In short, this extension allows the use of 16-bit types (half floats, 16-bit ints, and 16-bit uints) in shader input and output interfaces, push constant blocks, and buffers (shader storage buffer objects). The only operation that you can do with those 16-bit variables in the shader are 16-bit to 32-bit, and 32-bit to 16-bit conversions. So no arithmetic (adds, muls, etc) operations for now. The value of this feature at this point is to reduce the memory bandwidth when feeding and getting the data from a shader. It will also be the basis for future extensions defining 16-bit arithmetic operations.

Taking into account that the series is still in the review process, I will not go too deep into the technical details of the implementation. In general, most of the changes were related with the assumption that all we had was 32 or 64 bit types, so we just needed to update some conditions to take into account 16-bit types supported by the HW. In any case, I think that I can list three issues that required some extra work from our side:

  • One of the subfeatures we needed to support is being able to define 16-bit input vertex attributes. A really good reading about how this is implemented and supported on Intel HW is Ben Widawsky’s post “GEN Graphics And The URB”. This post explains in detail how this is done for 32-bit vertex inputs. We used this post as another source of documentation when we implemented the support for 64-bit vertex attributes last year (I briefly mentioned it on my previous blog post). In the case of 64-bit, when feeding the shader with the data, you can configure how the 64-bit data is passed to the shader. There is a surface format that do an implicit conversion to 32-bit, and another that pass it without any conversion (PASSTHRU format). You use one or the other depending on the type of your variable at the shader. But, for the case of 16-bit, there is just one surface format. And as the section FormatConversion at the reference manual points, this surface format do an implicit 16-bit to 32-bit conversion. In order to workaround it, we needed to change the surface format on the fly, using a 32-bit format one, and then reorder the data when it arrived to the shader.

  • Most of the surface read/writes used on intel driver are untyped surface readwrite message. Unfourtunately, those are 32-bit width messages. So we needed to implement the support, and use, a different kind of message, byte scattered read/write messages. The reference already warns that it is likely that it would be better to use a different message (for performance reasons). In any case, using this message is only really needed when using variable of one and three components. Eduardo already have a patch that uses 32-bit untyped read/write messages when possible.

  • For a render target write message (so for example, the output of a fragment shader), we enabled the 16-bit payload using the data format bit (Data Format on the Message Descriptor Definition of Send Messages). But this bit is not available on Broadwell, and doesn’t support unsigned ints on Cherryview/Braswell. So for those cases as workaround we needed to use the 32-bit payload, doing an extra conversion from 16-bit to 32-bits before the HW deals with the surface format conversion when writing 32-bit values to a 16-bit format surface.

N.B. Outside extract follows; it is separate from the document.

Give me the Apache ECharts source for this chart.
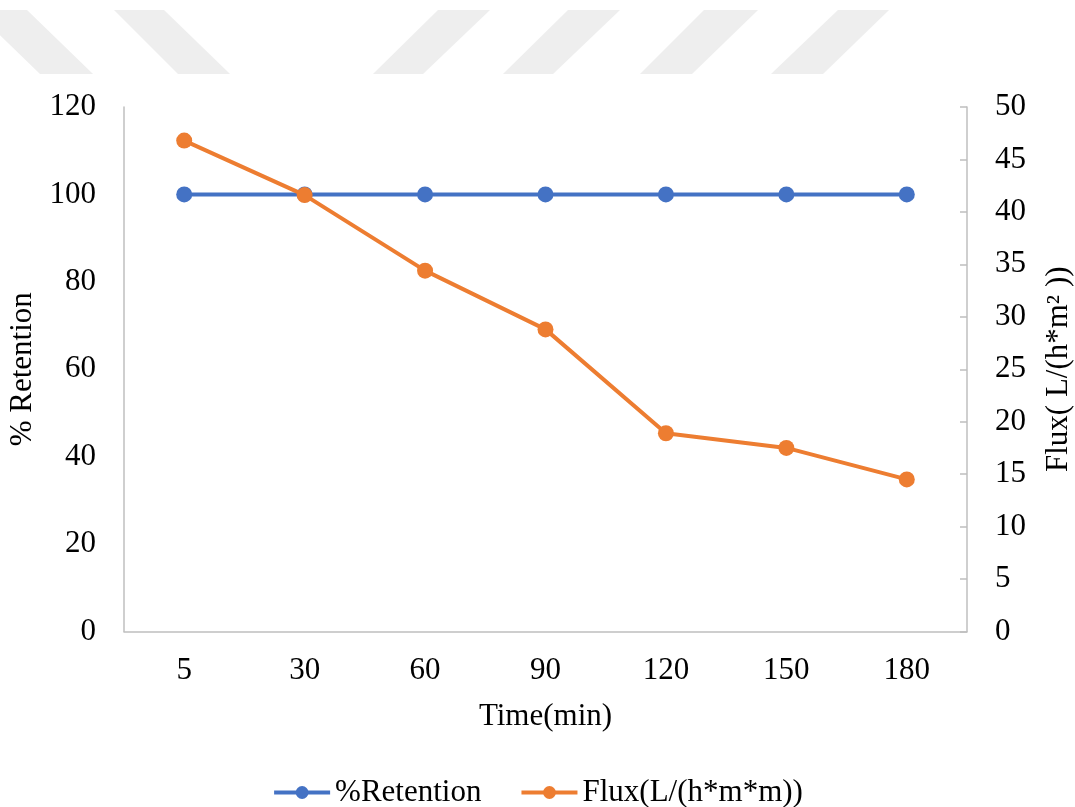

So the next steps now is getting it reviewed, update the patchs accordingly and land it on master. In parallel we are working on optimizations and other improvements we listed while we were working on the extension (as the already mentioned Eduardo’s patch).

Finally, I would like to thanks Intel for sponsoring this work and for their support. Also, thanks to Iago Toral and Samuel Iglesias for sharing with us their experience while developing the 64-bit support on both OpenGL and Vulkan that helped us to implement this extension.